## Work required
Find every line below that contains the word "React" and copy it out.

━━━━━━━━━━

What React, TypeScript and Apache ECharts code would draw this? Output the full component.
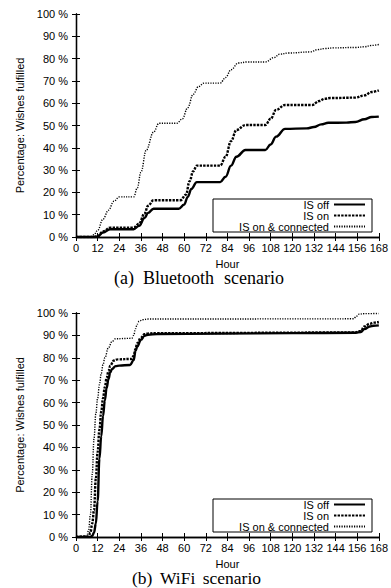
import React, { useEffect, useRef } from "react";
import * as echarts from "echarts";

// ---- Data: (a) Bluetooth scenario ----
const btOffHours = [0, 10, 12, 15, 19, 32, 35, 38, 40, 43, 57, 60, 62, 64, 67, 80, 83, 86, 89, 94, 105, 108, 111, 116, 128, 132, 136, 140, 150, 155, 160, 164, 168];
const btOffValues = [0, 0, 0.3, 2, 3.5, 3.5, 5, 8.5, 10.8, 12.7, 12.7, 14.5, 18, 21.5, 24.6, 24.6, 27, 32, 36, 39, 39, 41.5, 45, 48.5, 48.7, 49.3, 50.5, 51.2, 51.3, 51.6, 52.8, 53.8, 54];

const btOnHours = [0, 10, 12, 15, 19, 32, 35, 38, 40, 43, 58, 61, 63, 65, 67, 80, 83, 86, 89, 94, 105, 108, 111, 116, 131, 135, 138, 141, 155, 160, 164, 168];
const btOnValues = [0, 0, 0.4, 2.5, 4.2, 4.2, 6, 10.5, 14, 16.5, 16.5, 19, 25, 29.5, 32, 32, 36, 43, 48, 50.2, 50.2, 53, 57, 59.2, 59.2, 61, 62, 62.3, 62.5, 63.5, 65, 65.8];

const btConnHours = [0, 8, 10, 12, 15, 18, 21, 24, 32, 34, 36, 39, 43, 46, 56, 59, 62, 65, 68, 71, 80, 83, 86, 90, 95, 105, 110, 113, 118, 130, 134, 138, 143, 155, 160, 164, 168];
const btConnValues = [0, 0, 1, 3, 8, 12, 16, 18, 18, 22, 29, 39, 47, 51, 51, 53, 58, 64, 67.5, 69, 69, 71.5, 75, 78, 78.5, 78.5, 80.5, 82, 82.5, 83, 84, 84.5, 84.8, 85, 85.3, 85.9, 86.3];

// ---- Data: (b) WiFi scenario ----
const wfOffHours = [0, 8, 9, 10, 11, 12, 13, 14, 15, 16, 17, 18, 19, 20, 22, 24, 30, 32, 33, 34, 36, 38, 40, 45, 80, 120, 155, 158, 160, 163, 165, 168];
const wfOffValues = [0, 0, 0.5, 2, 6, 16, 35, 45, 54, 61, 66.5, 70.5, 73.5, 75, 76.3, 76.5, 76.8, 79, 83, 85, 88, 89.8, 90.3, 90.6, 90.8, 91, 91.2, 91.5, 92.8, 94, 94.3, 94.5];

const wfOnHours = [0, 7, 8, 9, 10, 11, 12, 13, 14, 15, 16, 17, 18, 19, 21, 23, 31, 32, 33, 34, 36, 38, 40, 45, 155, 158, 160, 163, 165, 168];
const wfOnValues = [0, 0.3, 2, 6, 12, 26, 38, 48, 56, 62, 67, 71, 74, 76.5, 78.8, 79.3, 79.5, 81, 84, 86.5, 89, 90.5, 90.9, 91, 91.3, 92, 94, 95.2, 95.7, 96];

const wfConnHours = [0, 5, 6, 7, 8, 9, 10, 11, 12, 13, 14, 15, 16, 18, 20, 22, 31, 32, 33, 34, 35, 37, 40, 154, 155.5, 157, 160, 168];
const wfConnValues = [0, 0, 0.5, 3, 10, 28, 44, 55, 62, 68, 73, 77, 80, 84.5, 87.3, 88.5, 88.7, 90, 93, 95, 96.3, 97, 97.3, 97.4, 98.5, 99.5, 99.7, 99.8];

const seriesNames = ["IS off", "IS on", "IS on & connected"];
const hourMin = 0;
const hourMax = 168;
const hourStep = 12;
const pctMin = 0;
const pctMax = 100;
const pctStep = 10;

const SANS = '"Liberation Sans", Arial, Helvetica, sans-serif';
const SERIF = '"Liberation Serif", "Times New Roman", serif';

const pairs = (h: number[], v: number[]) => h.map((x, i) => [x, v[i]]);

const styles = [
  { color: "#000", width: 2.4, type: "solid" as any },
  { color: "#000", width: 2.4, type: [2.4, 1.2] as any },
  { color: "#000", width: 1.4, type: [1.2, 1.3] as any },
];

export default function App() {
  const ref = useRef<HTMLDivElement>(null);
  useEffect(() => {
    document.body.style.margin = "0";
    if (!ref.current) return;
    const chart = echarts.init(ref.current, null, { renderer: "svg" });

    const grids = [
      { left: 76, top: 14, width: 303, height: 223 },
      { left: 76, top: 313, width: 303, height: 224 },
    ];

    const axisLine = { show: true, lineStyle: { color: "#000", width: 1.3 } };
    const tick = { show: true, inside: true, length: 4, lineStyle: { color: "#000", width: 1 } };

    const xAxes: any[] = [];
    const yAxes: any[] = [];
    [0, 1].forEach((g) => {
      xAxes.push({
        type: "value", gridIndex: g, position: "bottom", min: hourMin, max: hourMax, interval: hourStep,
        axisLine, axisTick: tick, splitLine: { show: false },
        axisLabel: { show: true, color: "#000", fontSize: 11, fontFamily: SANS, margin: 5, hideOverlap: false, showMinLabel: true, showMaxLabel: true },
        name: "Hour", nameLocation: "middle", nameGap: 21,
        nameTextStyle: { color: "#000", fontSize: 11, fontFamily: SANS, lineHeight: 11 },
      });
      xAxes.push({
        type: "value", gridIndex: g, position: "top", min: hourMin, max: hourMax, interval: hourStep,
        axisLine, axisTick: tick, splitLine: { show: false }, axisLabel: { show: false },
      });
      yAxes.push({
        type: "value", gridIndex: g, position: "left", min: pctMin, max: pctMax, interval: pctStep,
        axisLine, axisTick: tick, splitLine: { show: false },
        axisLabel: { show: true, color: "#000", fontSize: 11, fontFamily: SANS, margin: 8, formatter: "{value} %" },
        name: "Percentage: Wishes fulfilled", nameLocation: "middle", nameGap: 47, nameRotate: 90,
        nameTextStyle: { color: "#000", fontSize: 11, fontFamily: SANS },
      });
      yAxes.push({
        type: "value", gridIndex: g, position: "right", min: pctMin, max: pctMax, interval: pctStep,
        axisLine, axisTick: tick, splitLine: { show: false }, axisLabel: { show: false },
      });
    });

    const dataSets = [
      [pairs(btOffHours, btOffValues), pairs(btOnHours, btOnValues), pairs(btConnHours, btConnValues)],
      [pairs(wfOffHours, wfOffValues), pairs(wfOnHours, wfOnValues), pairs(wfConnHours, wfConnValues)],
    ];

    const series: any[] = [];
    dataSets.forEach((set, g) => {
      set.forEach((data, k) => {
        series.push({
          name: seriesNames[k], type: "line", xAxisIndex: g * 2, yAxisIndex: g * 2,
          data, symbol: "none", showSymbol: false, smooth: 0.4, smoothMonotone: "x",
          lineStyle: { ...styles[k] }, itemStyle: { color: styles[k].color },
          z: 5 - k, clip: true,
        });
      });
    });

    const legendBase = (top: number) => ({
      show: true, orient: "vertical", align: "right", left: 213, top,
      data: seriesNames, selectedMode: false,
      borderColor: "#000", borderWidth: 1, borderRadius: 0,
      padding: [0, 6, 0, 0], itemGap: 0, itemWidth: 31, itemHeight: 11.5,
      itemStyle: { color: "rgba(0,0,0,0)", borderColor: "rgba(0,0,0,0)", borderWidth: 0, opacity: 0 },
      formatter: (n: string) => `{a|${n}}`,
      textStyle: {
        color: "#000", fontSize: 11, fontFamily: SANS,
        rich: { a: { width: 116, align: "right", fontSize: 11, fontFamily: SANS, color: "#000", lineHeight: 11.5 } },
      },
    });

    const caption = (x: number, y: number, text: string, size: number, align = "left") => ({
      type: "text", x, y, silent: true,
      style: { text, fill: "#000", font: `${size}px ${SERIF}`, textAlign: align, textVerticalAlign: "middle" },
    });

    chart.setOption({
      animation: false,
      grid: grids,
      xAxis: xAxes,
      yAxis: yAxes,
      series,
      legend: [legendBase(199), legendBase(499)],
      graphic: [
        caption(114, 278, "(a)", 18), caption(143, 278, "Bluetooth", 18), caption(224, 278, "scenario", 18),
        caption(132, 578, "(b)", 17.5), caption(160, 578, "WiFi", 17.5), caption(261, 578, "scenario", 17.5, "right"),
      ],
    });
    return () => chart.dispose();
  }, []);
  return <div ref={ref} style={{ width: 391, height: 588 }} />;
}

━━━━━━━━━━

## Task output
What React, TypeScript and Apache ECharts code would draw this? Output the full component.
import React, { useEffect, useRef } from "react";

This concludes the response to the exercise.